Item copyright: Copyright expired - public domain

Public Domain Mark This item is in the Public Domain

Description

"An enemy tank captured by the 26th Battalion at Monument Wood, near Villers-Bretonneux, France, on July 14th, 1918. An enemy artist had painted a scene on the front of the tank representing a German tank crushing a British lion. A British artist retaliated, as the picture shows, by reversing the idea" (Official caption).

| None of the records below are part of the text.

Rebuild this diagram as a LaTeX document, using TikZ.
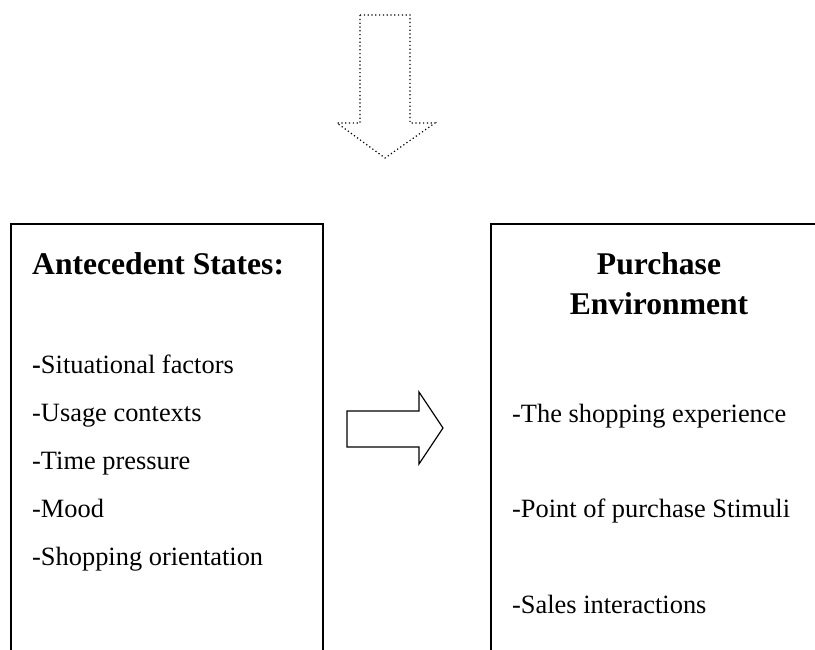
\documentclass[tikz,border=0pt]{standalone}
\usepackage{fontspec}
\setmainfont{Liberation Serif}
\usetikzlibrary{calc}
\newcommand{\PoliceCorps}{\fontsize{26.4}{30}\selectfont}
\newcommand{\PoliceTitre}{\bfseries\fontsize{31.6}{38}\selectfont}
\newcommand{\Rubrique}[4]{\node[anchor=base west,inner sep=0pt,font=\PoliceCorps] (#1) at (#2,#3) {#4}}

\begin{document}
\begin{tikzpicture}[x=1pt,y=-1pt]
	\def\hautBoite{224}
	\def\basBoite{650}
	\useasboundingbox (0,0) rectangle (815,650); % Image frame
	
	%Coins des boites
	\coordinate (G1) at (11,\basBoite);
	\coordinate (G2) at (11,\hautBoite);
	\coordinate (G3) at (323,\hautBoite);
	\coordinate (G4) at (323,\basBoite);
	\coordinate (D1) at (491,\basBoite);
	\coordinate (D2) at (491,\hautBoite);
	\coordinate (D3) at (830,\hautBoite);
	
	%Boites
	\draw[line width=1.2pt] (G1) -- (G2) -- (G3) -- (G4);
	\draw[line width=1.2pt] (D1) -- (D2) -- (D3);
	
	%Fleche du haut
	\draw[line width=1.2pt,dash pattern=on 1.2pt off 2.6pt] (360,15) -- (410,15) -- (410,123) -- (435,123) -- (385,158) -- (337,123) -- (360,123) -- cycle;
	
	%Fleche du milieu
	\draw[line width=1.2pt,line join=miter] (347,411) -- (419,411) -- (419,392) -- (443,428) -- (419,464) -- (419,447) -- (347,447) -- cycle;
	
	%Titres
	\node[anchor=base west,inner sep=0pt,font=\PoliceTitre] (antecedent) at (32,275) {Antecedent States:};
	\node[anchor=base,inner sep=0pt,font=\PoliceTitre] (achat) at (659,275) {Purchase};
	\node[anchor=base,inner sep=0pt,font=\PoliceTitre] (environnement) at (659,315) {Environment};
	
	%Listes
	\foreach \i/\texte in {0/{\textbf{-}Situational factors},1/-Usage contexts,2/-Time pressure,3/-Mood,4/-Shopping orientation}{
		\Rubrique{ant-\i}{32}{373+48*\i}{\texte};
	}
	\foreach \i/\texte in {0/-The shopping experience,1/-Point of purchase Stimuli,2/-Sales interactions}{
		\Rubrique{env-\i}{512}{422+95.5*\i}{\texte};
	}
	
\end{tikzpicture}
\end{document}
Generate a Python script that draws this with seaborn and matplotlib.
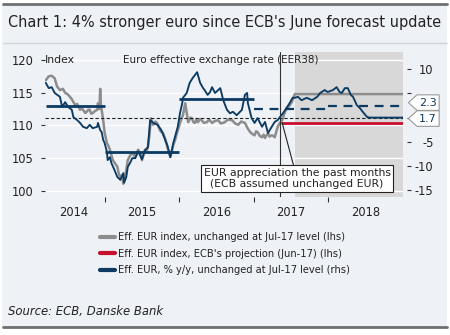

At the 5th Tank Brigade demonstration ground, Vaux-en-Amienois, France, Australian soldiers inspect Mephisto, a German A7V tank. After being bogged and abandoned on the battlefield it was recovered on 14 July 1918 by the 26th Battalion and the British 1st Gun Carrier Company, 5th Brigade of Tanks. After being recovered from the battlefield and studied by the Allies, Mephisto was handed over to the Australian War Records Section for despatch to Australia. On the front left of the tank, an unknown German artist had painted a figure representing a legendary Faustian demon known as ‘Mephisto’ (short for Mephistopheles) carrying away a British tank under his left arm. After recovery, an unknown Allied artist painted the side of the tank with a large lion wearing a symbolic British Royal crown, and holding, under its right paw, an A7V tank. On the ground to the side of the tank may be seen one of the tank's two radiators, together with a shrapnel pierced fuel tank. The fuel tank was originally mounted under the floor in the front of the tank, just behind the main armament. The radiator was mounted in front of the two engines. A similar radiator (still in place in the tank) was mounted to the rear of both engines. On the upper rear surface of the tank just behind the crew cupola, the driver's steering pedestal is resting.